Unknown men kidnapped the wife and daughters of one of the extradited leaders of drug trafficking organization “Los Rastrojos” just outside of Cali, Colombia’s third largest city.
The kidnapping puts the public security in Cali under threat as the kidnap victims are the family of “Chocolate,” the jailed commander of the drug trafficking group’s heavily armed enforcer army.
Authorities and family confirmed the kidnapping on Tuesday.
Cali’s Police Department said that Chocolate’s wife, his two daughters and two half-daughters were kidnapped on the road between Cali and the nearby town of Jamundi on Sunday.
Family members told Cali newspaper El Pais that the woman and children had left their residence in the Atanasio Girardot neighborhood in the east of the city at 6:30PM, but never arrived in Jamundi.
General Nelson Ramirez, the Cali Police commander, said that immediately after hearing about the kidnapping “a search team was made available for the entire Cali metropolitan area and neighboring districts.”
Family members of Chocolate’s wife begged the kidnappers not to harm the woman and children.
“Please, if they are under the control of anybody, all we ask is that you respect their lives. The legal problems of Paula’s husband have already been resolved because he has already been arrested, and they had nothing to do with this. Please, respect each one of them, especially the girls,” the mother of victim told El Pais.
The police commander said that his department hasn’t been able to establish whether the kidnapping is elated to Chocolate’s criminal activities.

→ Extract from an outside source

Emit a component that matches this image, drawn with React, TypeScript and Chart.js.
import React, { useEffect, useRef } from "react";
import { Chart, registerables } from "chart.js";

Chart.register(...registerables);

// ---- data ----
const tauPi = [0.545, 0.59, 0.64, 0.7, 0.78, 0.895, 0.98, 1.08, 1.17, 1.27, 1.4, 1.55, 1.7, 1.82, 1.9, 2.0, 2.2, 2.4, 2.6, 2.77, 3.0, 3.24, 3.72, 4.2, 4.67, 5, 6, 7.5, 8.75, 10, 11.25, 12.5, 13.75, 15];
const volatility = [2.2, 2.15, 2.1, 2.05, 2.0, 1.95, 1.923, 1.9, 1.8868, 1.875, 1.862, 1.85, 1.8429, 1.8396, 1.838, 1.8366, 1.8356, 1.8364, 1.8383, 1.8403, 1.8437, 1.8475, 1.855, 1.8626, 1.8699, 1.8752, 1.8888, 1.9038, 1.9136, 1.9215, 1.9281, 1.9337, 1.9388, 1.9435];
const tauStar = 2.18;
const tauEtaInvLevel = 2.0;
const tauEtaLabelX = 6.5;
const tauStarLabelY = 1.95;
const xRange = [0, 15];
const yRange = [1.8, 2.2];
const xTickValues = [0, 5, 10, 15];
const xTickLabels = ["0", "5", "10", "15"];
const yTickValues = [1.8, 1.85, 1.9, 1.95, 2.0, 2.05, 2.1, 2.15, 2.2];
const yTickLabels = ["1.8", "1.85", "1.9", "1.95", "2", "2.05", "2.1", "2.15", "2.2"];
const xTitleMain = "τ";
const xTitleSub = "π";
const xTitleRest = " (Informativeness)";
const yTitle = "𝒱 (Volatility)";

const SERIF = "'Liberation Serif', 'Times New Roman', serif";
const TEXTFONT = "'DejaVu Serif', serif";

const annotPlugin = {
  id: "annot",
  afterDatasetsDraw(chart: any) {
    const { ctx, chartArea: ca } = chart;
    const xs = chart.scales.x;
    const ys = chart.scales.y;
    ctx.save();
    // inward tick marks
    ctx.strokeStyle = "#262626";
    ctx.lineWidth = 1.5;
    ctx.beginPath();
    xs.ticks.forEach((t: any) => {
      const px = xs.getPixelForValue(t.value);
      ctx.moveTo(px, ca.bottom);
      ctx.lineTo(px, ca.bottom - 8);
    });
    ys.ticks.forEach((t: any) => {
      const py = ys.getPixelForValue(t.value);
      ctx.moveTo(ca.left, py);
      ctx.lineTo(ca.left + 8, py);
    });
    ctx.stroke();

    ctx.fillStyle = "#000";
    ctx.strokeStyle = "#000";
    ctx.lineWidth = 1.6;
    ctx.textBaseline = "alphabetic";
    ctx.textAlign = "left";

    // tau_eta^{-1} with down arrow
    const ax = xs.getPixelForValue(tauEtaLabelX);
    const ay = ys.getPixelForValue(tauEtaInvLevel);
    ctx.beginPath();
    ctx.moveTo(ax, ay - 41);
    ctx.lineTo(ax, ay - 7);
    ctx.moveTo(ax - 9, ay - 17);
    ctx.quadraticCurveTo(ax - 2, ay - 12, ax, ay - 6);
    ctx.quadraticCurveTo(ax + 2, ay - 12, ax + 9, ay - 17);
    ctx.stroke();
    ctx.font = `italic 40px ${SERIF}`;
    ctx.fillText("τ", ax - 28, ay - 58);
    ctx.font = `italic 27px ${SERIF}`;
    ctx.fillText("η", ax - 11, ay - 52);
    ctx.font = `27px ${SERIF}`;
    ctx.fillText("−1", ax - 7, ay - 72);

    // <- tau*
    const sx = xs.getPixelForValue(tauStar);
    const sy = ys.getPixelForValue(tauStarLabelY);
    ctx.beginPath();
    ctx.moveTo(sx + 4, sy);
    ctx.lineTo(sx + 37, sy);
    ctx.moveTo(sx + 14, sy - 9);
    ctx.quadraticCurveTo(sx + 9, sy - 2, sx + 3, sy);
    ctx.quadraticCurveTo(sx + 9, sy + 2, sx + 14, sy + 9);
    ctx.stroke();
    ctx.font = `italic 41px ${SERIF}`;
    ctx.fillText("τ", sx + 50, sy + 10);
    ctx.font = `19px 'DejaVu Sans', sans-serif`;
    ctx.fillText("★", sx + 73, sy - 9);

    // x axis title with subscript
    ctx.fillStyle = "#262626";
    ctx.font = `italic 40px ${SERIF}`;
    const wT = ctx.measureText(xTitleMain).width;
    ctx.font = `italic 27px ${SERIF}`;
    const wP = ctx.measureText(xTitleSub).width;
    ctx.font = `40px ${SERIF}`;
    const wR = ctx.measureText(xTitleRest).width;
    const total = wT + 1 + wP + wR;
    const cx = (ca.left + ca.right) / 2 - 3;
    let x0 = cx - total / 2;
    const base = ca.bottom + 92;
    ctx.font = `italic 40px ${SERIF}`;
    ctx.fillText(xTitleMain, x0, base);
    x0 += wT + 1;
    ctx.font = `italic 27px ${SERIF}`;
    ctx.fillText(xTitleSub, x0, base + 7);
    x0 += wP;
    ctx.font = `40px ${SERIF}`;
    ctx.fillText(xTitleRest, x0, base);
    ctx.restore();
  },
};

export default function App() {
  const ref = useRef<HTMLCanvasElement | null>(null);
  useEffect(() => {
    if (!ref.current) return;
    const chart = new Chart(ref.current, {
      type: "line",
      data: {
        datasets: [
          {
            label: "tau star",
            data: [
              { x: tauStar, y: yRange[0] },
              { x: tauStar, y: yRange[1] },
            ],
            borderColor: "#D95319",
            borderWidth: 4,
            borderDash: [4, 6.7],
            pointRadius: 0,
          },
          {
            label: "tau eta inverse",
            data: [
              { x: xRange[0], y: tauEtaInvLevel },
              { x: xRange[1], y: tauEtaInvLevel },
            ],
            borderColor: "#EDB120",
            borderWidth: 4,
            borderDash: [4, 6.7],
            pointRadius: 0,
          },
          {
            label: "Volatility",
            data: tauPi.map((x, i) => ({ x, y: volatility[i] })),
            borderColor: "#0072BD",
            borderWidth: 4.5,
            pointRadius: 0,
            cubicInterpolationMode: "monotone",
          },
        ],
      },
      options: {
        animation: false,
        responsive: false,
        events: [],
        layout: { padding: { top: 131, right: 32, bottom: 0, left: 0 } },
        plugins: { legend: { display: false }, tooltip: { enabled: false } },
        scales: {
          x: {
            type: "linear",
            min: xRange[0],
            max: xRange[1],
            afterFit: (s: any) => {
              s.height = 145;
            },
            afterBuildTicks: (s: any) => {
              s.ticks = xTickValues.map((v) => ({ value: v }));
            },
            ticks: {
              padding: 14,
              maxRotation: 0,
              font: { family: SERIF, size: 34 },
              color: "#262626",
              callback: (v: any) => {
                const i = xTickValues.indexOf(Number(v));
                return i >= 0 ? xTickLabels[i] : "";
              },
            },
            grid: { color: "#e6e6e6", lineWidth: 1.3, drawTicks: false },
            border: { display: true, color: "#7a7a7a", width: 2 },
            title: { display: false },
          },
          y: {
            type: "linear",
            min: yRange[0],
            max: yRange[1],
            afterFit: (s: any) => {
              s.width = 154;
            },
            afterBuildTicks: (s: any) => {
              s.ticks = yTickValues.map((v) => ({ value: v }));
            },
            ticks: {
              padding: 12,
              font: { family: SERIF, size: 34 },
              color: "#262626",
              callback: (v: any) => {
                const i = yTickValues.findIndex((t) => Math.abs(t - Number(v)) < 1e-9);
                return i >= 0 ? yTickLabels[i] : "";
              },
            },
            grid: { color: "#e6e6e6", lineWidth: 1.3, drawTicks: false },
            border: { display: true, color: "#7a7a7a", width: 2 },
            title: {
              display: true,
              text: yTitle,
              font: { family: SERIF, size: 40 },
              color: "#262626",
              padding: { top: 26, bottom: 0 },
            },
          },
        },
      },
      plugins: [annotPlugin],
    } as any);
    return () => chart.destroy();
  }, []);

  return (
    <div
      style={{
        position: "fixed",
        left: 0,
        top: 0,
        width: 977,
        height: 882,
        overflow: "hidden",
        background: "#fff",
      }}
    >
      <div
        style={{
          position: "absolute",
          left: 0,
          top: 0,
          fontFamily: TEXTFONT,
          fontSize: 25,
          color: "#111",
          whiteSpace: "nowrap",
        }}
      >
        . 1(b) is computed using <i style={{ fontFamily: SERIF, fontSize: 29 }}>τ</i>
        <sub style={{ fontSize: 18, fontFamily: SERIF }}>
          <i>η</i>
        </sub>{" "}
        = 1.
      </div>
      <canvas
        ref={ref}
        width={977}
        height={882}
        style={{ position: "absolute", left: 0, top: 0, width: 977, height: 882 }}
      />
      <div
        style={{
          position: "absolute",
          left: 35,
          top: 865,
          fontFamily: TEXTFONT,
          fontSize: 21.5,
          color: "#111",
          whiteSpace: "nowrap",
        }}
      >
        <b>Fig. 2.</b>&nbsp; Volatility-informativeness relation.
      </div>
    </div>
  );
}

Since his arrest in 2011, others close to the former alleged boss of the Rastrojos’ assassins have been victim to violence.
Two months before Chocolate’s extradition to the United States in July 2012 his defense attorney was assassinated in Cali.
Later that year, media reported that the top bosses of the Rastrojos, the “Comba” brothers, had voluntarily surrendered to US authorities.
Since then, the organization has tried to maintain control over its drug trafficking routes and extortion rackets, but has increasingly been losing ground to their primary rival, “Los Urabeños.”
However, within Cali the criminal structure still has considerable control over the dozens of street gangs operating in the capital of Valle del Cauca.